**Data segment:**
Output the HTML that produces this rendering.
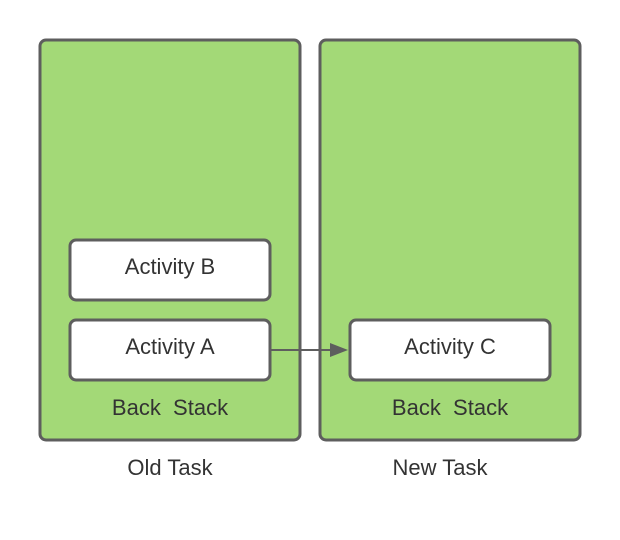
<!DOCTYPE html>
<html><head><style>body{margin:0;background:#fff}svg{display:block}text{white-space:pre}</style></head><body>
<svg width="620" height="540" xmlns="http://www.w3.org/2000/svg" font-family="Liberation Sans, sans-serif" font-size="22" fill="#333">
<rect x="40" y="40" width="260" height="400" rx="6" fill="#a3d977" stroke="#5e5e5e" stroke-width="3"/>
<rect x="320" y="40" width="260" height="400" rx="6" fill="#a3d977" stroke="#5e5e5e" stroke-width="3"/>
<rect x="70" y="240" width="200" height="60" rx="6" fill="#fff" stroke="#5e5e5e" stroke-width="3"/>
<rect x="70" y="320" width="200" height="60" rx="6" fill="#fff" stroke="#5e5e5e" stroke-width="3"/>
<rect x="350" y="320" width="200" height="60" rx="6" fill="#fff" stroke="#5e5e5e" stroke-width="3"/>
<line x1="271" y1="350" x2="332" y2="350" stroke="#5e5e5e" stroke-width="2"/>
<polygon points="330,343 348,350 330,357" fill="#5e5e5e"/>
<g text-anchor="middle" fill="#333" xml:space="preserve">
<text x="170" y="274">Activity B</text>
<text x="170" y="354">Activity A</text>
<text x="450" y="354">Activity C</text>
<text x="170" y="415">Back  Stack</text>
<text x="450" y="415">Back  Stack</text>
<text x="170" y="475">Old Task</text>
<text x="440" y="475">New Task</text>
</g>
</svg>
</body></html>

**Given problem:**
Copy the material shown above in full and exactly. Skip the pictures.

**The reply:**
Output the HTML that produces this rendering.
<!DOCTYPE html>
<html><head><style>body{margin:0;background:#fff}svg{display:block}text{white-space:pre}</style></head><body>
<svg width="620" height="540" xmlns="http://www.w3.org/2000/svg" font-family="Liberation Sans, sans-serif" font-size="22" fill="#333">
<rect x="40" y="40" width="260" height="400" rx="6" fill="#a3d977" stroke="#5e5e5e" stroke-width="3"/>
<rect x="320" y="40" width="260" height="400" rx="6" fill="#a3d977" stroke="#5e5e5e" stroke-width="3"/>
<rect x="70" y="240" width="200" height="60" rx="6" fill="#fff" stroke="#5e5e5e" stroke-width="3"/>
<rect x="70" y="320" width="200" height="60" rx="6" fill="#fff" stroke="#5e5e5e" stroke-width="3"/>
<rect x="350" y="320" width="200" height="60" rx="6" fill="#fff" stroke="#5e5e5e" stroke-width="3"/>
<line x1="271" y1="350" x2="332" y2="350" stroke="#5e5e5e" stroke-width="2"/>
<polygon points="330,343 348,350 330,357" fill="#5e5e5e"/>
<g text-anchor="middle" fill="#333" xml:space="preserve">
<text x="170" y="274">Activity B</text>
<text x="170" y="354">Activity A</text>
<text x="450" y="354">Activity C</text>
<text x="170" y="415">Back  Stack</text>
<text x="450" y="415">Back  Stack</text>
<text x="170" y="475">Old Task</text>
<text x="440" y="475">New Task</text>
</g>
</svg>
</body></html>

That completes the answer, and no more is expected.